The Elevator Pitch
We're looking for a Senior DevOps Engineer that will tackle our hardest architecture, data and AI/ML challenges. As a core member of the R&D, you will play a pivotal role in building our infrastructure for scalability, reliability, and efficiency, ensuring the seamless deployment and monitoring of our entire production stack - from compute to Kubernetes clusters and AI models. A significant and distinct aspect of this role involves direct engagement with our enterprise clients to implement and manage unique deployment solutions on both our cloud and theirs.
About the Role
Responsibilities
- Infrastructure Management: Manage our production environment to ensure scalability, performance and ease of use. This includes our own cloud and components deployed on customers clouds.
- Observability Stack: Implement and manage monitoring and observability solutions to maintain system health and allow for fast debugging of production incidents.

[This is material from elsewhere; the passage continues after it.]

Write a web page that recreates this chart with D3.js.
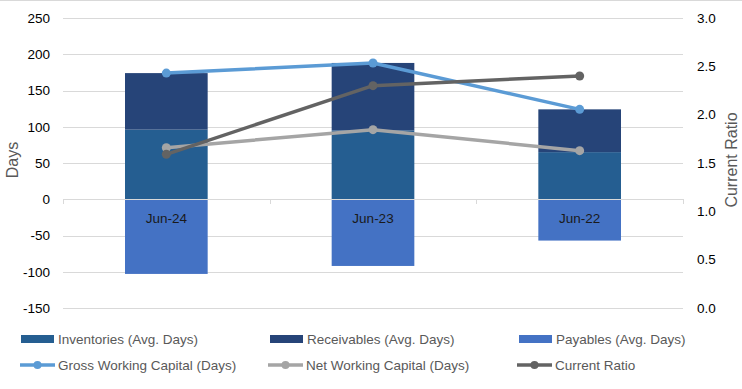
<!DOCTYPE html>
<html>
<head>
<meta charset="utf-8">
<script src="https://cdn.jsdelivr.net/npm/d3@7"></script>
<style>
  body { margin: 0; background: #fff; }
  text { font-family: "Liberation Sans", "DejaVu Sans", sans-serif; }
</style>
</head>
<body>
<script>
var categories = ["Jun-24", "Jun-23", "Jun-22"];
var inventories = [96, 95, 65];
var receivables = [78, 93, 59];
var payables = [-103, -92, -57];
var grossWC = [174, 188, 124];
var netWC = [71, 96, 67];
var currentRatio = [1.59, 2.30, 2.40];
var leftTicks = [-150, -100, -50, 0, 50, 100, 150, 200, 250];
var rightTicks = [0, 0.5, 1, 1.5, 2, 2.5, 3];

var width = 742, height = 389;
var plot = { left: 63, right: 683, top: 18, bottom: 308 };

var colInv = "#255E91", colRec = "#264478", colPay = "#4472C4";
var colGross = "#5B9BD5", colNet = "#A5A5A5", colRatio = "#636363";
var gridColor = "#D9D9D9", labelColor = "#595959";

var svg = d3.select("body").append("svg")
    .attr("width", width)
    .attr("height", height);

// top border of the chart area
svg.append("line")
    .attr("x1", 0).attr("x2", width)
    .attr("y1", 0.5).attr("y2", 0.5)
    .attr("stroke", gridColor);

var x = d3.scaleBand()
    .domain(categories)
    .range([plot.left, plot.right])
    .paddingInner(0.6)
    .paddingOuter(0.3);

var xOuter = d3.scaleBand()
    .domain(categories)
    .range([plot.left, plot.right]);

var y = d3.scaleLinear().domain([-150, 250]).range([plot.bottom, plot.top]);
var y2 = d3.scaleLinear().domain([0, 3]).range([plot.bottom, plot.top]);

// gridlines
svg.append("g").selectAll("line")
    .data(leftTicks)
    .join("line")
    .attr("x1", plot.left).attr("x2", plot.right)
    .attr("y1", function(d) { return Math.round(y(d)) + 0.5; })
    .attr("y2", function(d) { return Math.round(y(d)) + 0.5; })
    .attr("stroke", gridColor)
    .attr("stroke-width", 1);

// left axis labels
var leftAxis = svg.append("g")
    .attr("transform", "translate(" + (plot.left - 13) + ",0)")
    .call(d3.axisLeft(y).tickValues(leftTicks).tickFormat(function(d) { return String(d); }).tickSize(0).tickPadding(0));
leftAxis.select(".domain").remove();
leftAxis.selectAll("text")
    .attr("fill", "#000")
    .style("font-size", "13.5px");

// right axis labels
var rightAxis = svg.append("g")
    .attr("transform", "translate(" + (plot.right + 14) + ",0)")
    .call(d3.axisRight(y2).tickValues(rightTicks).tickFormat(d3.format(".1f")).tickSize(0).tickPadding(0));
rightAxis.select(".domain").remove();
rightAxis.selectAll("text")
    .attr("fill", "#000")
    .style("font-size", "13.5px");

// bars
var idx = d3.range(categories.length);
var bars = svg.append("g");
bars.selectAll(".inv").data(idx).join("rect")
    .attr("x", function(i) { return x(categories[i]); })
    .attr("width", x.bandwidth())
    .attr("y", function(i) { return y(inventories[i]); })
    .attr("height", function(i) { return y(0) - y(inventories[i]); })
    .attr("fill", colInv);
bars.selectAll(".rec").data(idx).join("rect")
    .attr("x", function(i) { return x(categories[i]); })
    .attr("width", x.bandwidth())
    .attr("y", function(i) { return y(inventories[i] + receivables[i]); })
    .attr("height", function(i) { return y(inventories[i]) - y(inventories[i] + receivables[i]); })
    .attr("fill", colRec);
bars.selectAll(".pay").data(idx).join("rect")
    .attr("x", function(i) { return x(categories[i]); })
    .attr("width", x.bandwidth())
    .attr("y", y(0))
    .attr("height", function(i) { return y(payables[i]) - y(0); })
    .attr("fill", colPay);

// zero axis line and ticks
svg.append("line")
    .attr("x1", plot.left).attr("x2", plot.right)
    .attr("y1", Math.round(y(0)) + 0.5).attr("y2", Math.round(y(0)) + 0.5)
    .attr("stroke", gridColor);
svg.append("g").selectAll("line")
    .data(categories.concat(["end"]))
    .join("line")
    .attr("x1", function(d, i) { return Math.round(plot.left + i * xOuter.bandwidth()) + 0.5; })
    .attr("x2", function(d, i) { return Math.round(plot.left + i * xOuter.bandwidth()) + 0.5; })
    .attr("y1", Math.round(y(0)))
    .attr("y2", Math.round(y(0)) + 5)
    .attr("stroke", gridColor);

// category labels
svg.append("g").selectAll("text")
    .data(categories)
    .join("text")
    .attr("x", function(d) { return xOuter(d) + xOuter.bandwidth() / 2; })
    .attr("y", y(0) + 24)
    .attr("text-anchor", "middle")
    .attr("fill", "#1a1a1a")
    .style("font-size", "13.5px")
    .text(function(d) { return d; });

// lines
function drawLine(values, scale, color) {
    var line = d3.line()
        .x(function(d, i) { return xOuter(categories[i]) + xOuter.bandwidth() / 2; })
        .y(function(d) { return scale(d); });
    svg.append("path")
        .datum(values)
        .attr("d", line)
        .attr("fill", "none")
        .attr("stroke", color)
        .attr("stroke-width", 3.5)
        .attr("stroke-linejoin", "round");
    svg.append("g").selectAll("circle")
        .data(values)
        .join("circle")
        .attr("cx", function(d, i) { return xOuter(categories[i]) + xOuter.bandwidth() / 2; })
        .attr("cy", function(d) { return scale(d); })
        .attr("r", 4.5)
        .attr("fill", color);
}
drawLine(grossWC, y, colGross);
drawLine(netWC, y, colNet);
drawLine(currentRatio, y2, colRatio);

// axis titles
svg.append("text")
    .attr("transform", "translate(18,160) rotate(-90)")
    .attr("text-anchor", "middle")
    .attr("fill", labelColor)
    .style("font-size", "16px")
    .text("Days");
svg.append("text")
    .attr("transform", "translate(737,160) rotate(-90)")
    .attr("text-anchor", "middle")
    .attr("fill", labelColor)
    .style("font-size", "16px")
    .text("Current Ratio");

// legend
var legendItems = [
    { name: "Inventories (Avg. Days)", color: colInv, type: "bar", x: 21, y: 339 },
    { name: "Receivables (Avg. Days)", color: colRec, type: "bar", x: 270, y: 339 },
    { name: "Payables (Avg. Days)", color: colPay, type: "bar", x: 519, y: 339 },
    { name: "Gross Working Capital (Days)", color: colGross, type: "line", x: 20, y: 365 },
    { name: "Net Working Capital (Days)", color: colNet, type: "line", x: 268, y: 365 },
    { name: "Current Ratio", color: colRatio, type: "line", x: 517, y: 365 }
];
var legend = svg.append("g").selectAll("g")
    .data(legendItems)
    .join("g")
    .attr("transform", function(d) { return "translate(" + d.x + "," + d.y + ")"; });
legend.filter(function(d) { return d.type === "bar"; })
    .append("rect")
    .attr("x", 0).attr("y", -4)
    .attr("width", 33).attr("height", 8)
    .attr("fill", function(d) { return d.color; });
var lineItems = legend.filter(function(d) { return d.type === "line"; });
lineItems.append("line")
    .attr("x1", 0).attr("x2", 35)
    .attr("y1", 0).attr("y2", 0)
    .attr("stroke", function(d) { return d.color; })
    .attr("stroke-width", 3.5);
lineItems.append("circle")
    .attr("cx", 17.5).attr("cy", 0).attr("r", 4)
    .attr("fill", function(d) { return d.color; });
legend.append("text")
    .attr("x", function(d) { return d.type === "bar" ? 37 : 38; })
    .attr("y", 5)
    .attr("fill", labelColor)
    .style("font-size", "13.5px")
    .text(function(d) { return d.name; });
</script>
</body>
</html>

- AI/ML Lifecycle: Lead MLOps practices to streamline the deployment, monitoring, and management of LLMs and other AI models in production.
- Foundational Leadership: Champion DevOps best practices across the R&D. Position yourself to potentially lead the DevOps function as the team expands.
Requirements
- 5+ years of experience working with AWS & Azure using IaC tools.
- Deep understanding of Kubernetes and containerized environments.
- Hands-on experience with monitoring & observability tools like Grafana, Prometheus and OpenTelemetry.
- Familiarity with AI/ML (including LLMs) model deployment challenges and solutions - Advantage.